Le bal des Anciens et des Modernes.
Depuis toujours, le passé et l’avenir sont au centre de toutes les polémiques. Certains pensent que c’était mieux avant. Ils précisent rarement, d’ailleurs, quand ce situe cet "avant" ! Était-ce dans ces siècles pas si lointains lorsque les paysans cultivaient "bio" sans le savoir et mouraient à la tâche à quarante ans ? Était-ce lorsque, faute de vaccins, les pandémies fauchaient des millions de vies, riches et pauvres pour une fois confondus ? Était-ce la Belle Époque lorsque les lavandières rinçaient dans l’eau glacée d’une Seine polluée d’immondices les linges des bourgeois ? Était-ce avant la guerre ? Était-ce après la guerre ? Savent-ils même laquelle ?

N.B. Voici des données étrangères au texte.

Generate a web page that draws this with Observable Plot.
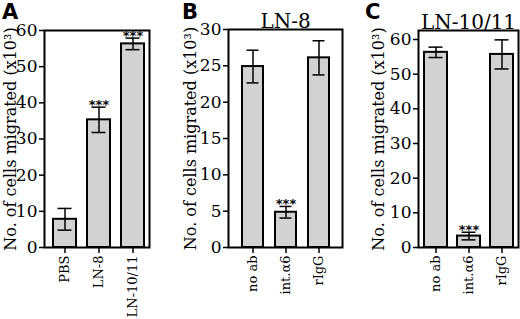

D’autres pensent au contraire que nous vivons une époque formidable. Elle préserve la vie des nouveau-nés avant de les envoyer à l’école dès l’âge de trois ans pour leur apprendre à maîtriser la 5G. Elle donne aux travailleurs jusqu’à quatre semaines de congés-payés par an pour visiter la Corrèze, Palavas-les Flots ou la Papouasie-Nouvelle-Guinée. Elle soulage la ménagère grâce aux appareils de nettoyage, de lavage, de lessivage et d’époussetage saturés de chimie et d’électronique et leur offre ainsi du temps libre pour lire Gaston Bachelard, Michel Onfray ou même Bernard-Henri Lévy. Et elle laisse vivre ses vieux jusqu’à des quatre-vingt-dix-neuf ans en dépit de programmes "télé" rédhibitoires.
En réalité, les Anciens et les Modernes se sont depuis toujours querellés. Hérodote était certes encensé par Cicéron mais critiqué par Plutarque. Boileau s’en tenait aux règles poétiques d’Aristote quand Charles Perrault vantait les mérites de Jean Desmarets de Saint-Sorlin. L’Institut recommandait au train de ne jamais dépasser les trente kilomètres par heure par crainte d’étouffement des passagers mais Jules Verne envoyait Michel Ardan sur la lune. Les adhérents de la Confédération Paysanne militent contre l’utilisation de graines génétiquement modifiées et, en même temps, Laurent Alexandre réclame des subsides publics pour les chercheurs en Intelligence Artificielle.
C’est que les anciens cultivent plutôt la nostalgie de leur enfance. Quand leurs parents les laissaient encore aller à l’école à pied et qu’ils en profitaient pour faire les quatre cents coups. Quatre cents coups qui restaient au demeurant à l’échelle de leurs possibilités car, alors, à la campagne comme à la ville, il y avait toujours quelqu’un quelque part qui les voyait et, éventuellement, les houspillait en riant dans sa barbe au souvenir du temps jadis où lui-même grimpait aux arbres pour dénicher les oiseaux. Ces temps idylliques sont aujourd’hui révolus. Les parents emmènent écologiquement leurs progénitures en voiture jusqu’au portail même de l’établissement à moins qu’ils ne les abandonnent au si mal nommé car de "ramassage". Le souvenir de cette liberté d’autrefois taraude les grands-parents ; il taraudera demain les enfants. La nostalgie est de toutes les époques.
Les modernes quant à eux rêvent d’inscrire la modernité dans leur quotidien immédiat. Ne plus cuisiner soi-même par exemple de peur de se salir les mains et tapoter simplement sur son smartphone deux ou trois occurrences pour voir le repas "scientifiquement équilibré et bio de proximité" livré à domicile par des drones ou des robots motocyclistes. Se laisser guider par les algorithmes des GAFA jusqu’à la salle de gymnastique pour pratiquer une randonnée virtuelle sur tapis roulant ou leur confier le soin de rencontrer sans risque ou presque le ou la partenaire de sa vie. La paresse est de toutes les époques.
Mais le passé ne meurt jamais tout à fait et l’avenir du futur attendra bien demain. C’est pourquoi c’est toujours le bon moment de garder le lien avec ceux qui nous ont fait par une fleur, une visite ou une simple pensée.